Nie odbierała telefonu
Przypomnijmy, do wstrząsających zdarzeń doszło w ubiegły czwartek, 13 kwietnia. Na policję zgłosiła się kobieta zaniepokojona losami swojej niepełnosprawnej siostry, z którą nie mogła się skontaktować od dłuższego czasu. Policjanci udali się we wskazany adres. Miał tam również znajdować się brat kobiety, 59-letni Michał G..
- Zgłaszająca mówiła, że przesłała siostrze pieniądze i chciała się dowiedzieć, czy one dotarły, ale ta od jakiegoś czasu nie odbiera telefonu. Według siostry, to nie było normalne - tłumaczy prok. Ryszard Gąsiorowski z Prokuratury Okręgowej w Koszalinie.
Ona od dawna nie żyła, on... oglądał telewizję!
Gdy policjanci przyjechali na miejsce, drzwi mieszkania były zamknięte i nikt nie reagował na pukanie do drzwi. Z wnętrza dobiegały jednak jakieś odgłosy, przypominające dźwięk z włączonego telewizora. Podjęto więc decyzję o siłowym wejściu do lokalu. W wyważeniu drzwi pomogli strażacy.
Po wejściu do środka oczom funkcjonariuszy ukazał się wstrząsający widok, jak z horroru.

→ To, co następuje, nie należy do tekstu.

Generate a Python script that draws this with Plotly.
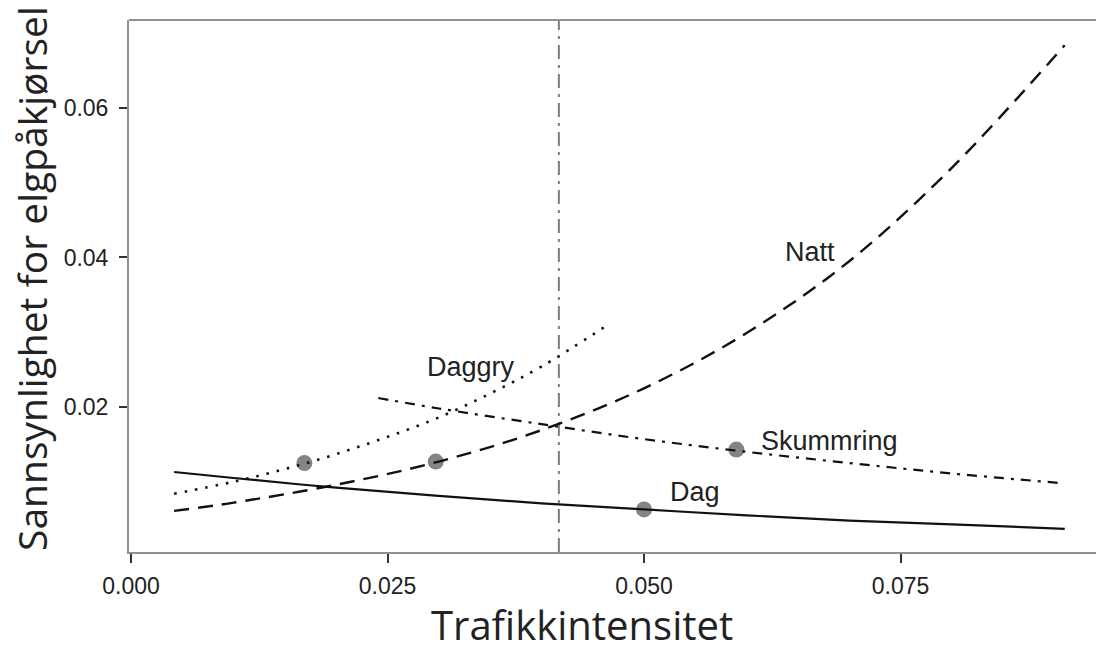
import plotly.graph_objects as go

# Traffic intensity (x) and estimated probability of moose collision per period of day
dag_x = [0.0042, 0.010, 0.020, 0.030, 0.040, 0.050, 0.060, 0.070, 0.080, 0.091]
dag_y = [0.0113, 0.0105, 0.0092, 0.0081, 0.0071, 0.0063, 0.0055, 0.0048, 0.0043, 0.0037]

natt_x = [0.0042, 0.010, 0.020, 0.030, 0.040, 0.050, 0.060, 0.070, 0.080, 0.091]
natt_y = [0.0061, 0.0072, 0.0096, 0.0127, 0.0169, 0.0225, 0.0299, 0.0395, 0.0520, 0.0684]

daggry_x = [0.0042, 0.010, 0.015, 0.020, 0.025, 0.030, 0.035, 0.040, 0.0467]
daggry_y = [0.0084, 0.0100, 0.0117, 0.0137, 0.0160, 0.0186, 0.0218, 0.0254, 0.0312]

skum_x = [0.0241, 0.030, 0.040, 0.050, 0.060, 0.070, 0.080, 0.0908]
skum_y = [0.0212, 0.0198, 0.0177, 0.0157, 0.0140, 0.0125, 0.0111, 0.0098]

# Observed mean traffic per period (grey points)
point_x = [0.0169, 0.0297, 0.0500, 0.0590]
point_y = [0.0125, 0.0127, 0.0063, 0.0143]

# Period labels placed next to their curves
label_text = ["Natt", "Daggry", "Skummring", "Dag"]
label_x = [0.0662, 0.0331, 0.0681, 0.0550]
label_y = [0.0407, 0.0254, 0.0155, 0.0086]

threshold_x = 0.0417

x_ticks = [0.000, 0.025, 0.050, 0.075]
x_tick_text = ["0.000", "0.025", "0.050", "0.075"]
y_ticks = [0.02, 0.04, 0.06]
y_tick_text = ["0.02", "0.04", "0.06"]

AXIS_GREY = "#978f8c"
TEXT = "#222222"
TICK_FONT = dict(family="Liberation Sans, Arial, sans-serif", size=23, color=TEXT)

fig = go.Figure()

fig.add_trace(go.Scatter(
    x=point_x, y=point_y, mode="markers",
    marker=dict(size=16, color="#888383", line=dict(width=0)),
    showlegend=False, hoverinfo="skip"))

curve_styles = [
    (dag_x, dag_y, "solid", 2.2),
    (natt_x, natt_y, "15px,9px", 2.4),
    (daggry_x, daggry_y, "2.5px,8px", 2.6),
    (skum_x, skum_y, "10px,7px,3px,7px", 2.2),
]
for xs, ys, dash, w in curve_styles:
    fig.add_trace(go.Scatter(
        x=xs, y=ys, mode="lines",
        line=dict(color="#111111", width=w, dash=dash, shape="spline", smoothing=1.0),
        showlegend=False, hoverinfo="skip"))

fig.add_vline(x=threshold_x, line=dict(color="#7d7d7d", width=2, dash="14px,6px,3px,6px"),
              layer="below")

for t, lx, ly in zip(label_text, label_x, label_y):
    fig.add_annotation(x=lx, y=ly, xref="x", yref="y", text=t, showarrow=False,
                       font=dict(family="Liberation Sans, Arial, sans-serif", size=27, color=TEXT),
                       xanchor="center", yanchor="middle")

# Axis titles (positions given in pixels, converted below)
fig.add_annotation(x=582, y=654, xref="paper", yref="paper", text="Trafikkintensitet",
                   showarrow=False, font=dict(family="Open Sans, sans-serif", size=40, color=TEXT),
                   xanchor="center", yanchor="bottom")
fig.add_annotation(x=31, y=279, xref="paper", yref="paper", text="Sannsynlighet for elgpåkjørsel",
                   textangle=-90, showarrow=False,
                   font=dict(family="Open Sans, sans-serif", size=39, color=TEXT),
                   xanchor="center", yanchor="middle")

# Top border of the panel
fig.add_shape(type="line", xref="paper", yref="paper", x0=0, x1=1, y0=1, y1=1,
              line=dict(color=AXIS_GREY, width=2))

W, H = 1096, 655
L, T, B = 129, 20, 103

fig.update_layout(
    width=W, height=H,
    margin=dict(l=L, r=0, t=T, b=B, pad=0),
    plot_bgcolor="white", paper_bgcolor="white",
    showlegend=False,
    xaxis=dict(range=[-0.000195, 0.09405], tickvals=x_ticks, ticktext=x_tick_text,
               showgrid=False, zeroline=False, showline=True, linecolor=AXIS_GREY, linewidth=2,
               ticks="outside", ticklen=9, tickwidth=2, tickcolor="#333333",
               tickfont=TICK_FONT, ticklabelstandoff=3),
    yaxis=dict(range=[0.0006, 0.07177], tickvals=y_ticks, ticktext=y_tick_text,
               showgrid=False, zeroline=False, showline=True, linecolor=AXIS_GREY, linewidth=2,
               ticks="outside", ticklen=8, tickwidth=2, tickcolor="#333333",
               tickfont=TICK_FONT, ticklabelstandoff=6),
)

# Convert pixel positions of the axis titles to paper coordinates
plot_w = W - L
plot_h = H - T - B
for ann in fig.layout.annotations:
    if ann.xref == "paper":
        px, py = ann.x, ann.y
        ann.x = (px - L) / plot_w
        ann.y = 1 - (py - T) / plot_h

fig.write_html("out.html")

- W jednym pokoju był Michał G., a w drugim leżały zwłoki jego siostry - relacjonuje prok. Ryszard Gąsiorowski. - Musiały tam być już jakiś czas.
"Uznał, że śpi"
Mężczyzna został zatrzymany. Usłyszał zarzut nieudzielenia pomocy siostrze znajdującej się w stanie bezpośredniego zagrożenia życia. Tłumaczenie 59-latka może wydawać się niewiarygodne, a wręcz przerażające.
- Podejrzany przyznał się do tego, że nie udzielił siostrze pomocy - dodaje prokurator. - Wyjaśniał, że się pokłócili. On sobie poszedł do swojego pokoju, a kiedy wrócił do siostry, ta leżała na podłodze. Uznał, że śpi, bo wcześniej miała mu mówić, że czasami lubi położyć się na podłodze. Przykrył ją kocem i wyszedł.
Wiele wskazuje na to, że mężczyzna mieszkał z martwą siostrą od wielu dni. Jak podkreśla prokurator, kluczowe w tej sprawie będą wyniki sekcji zwłok, której wykonanie prokuratura zleciła Zakładowi Medycyny Sądowej PUM w Szczecinie. Ta ma wskazać przyczynę śmierci kobiety i ustalić, czy do zgonu doszło przy udziale osób trzecich. Po uzyskaniu wyników sekcji, prokuratura nie wyklucza zmiany kwalifikacji czynu.
Za nieudzielenie pomocy w sytuacji zagrożenia życia grozi do 3 lat pozbawienia wolności.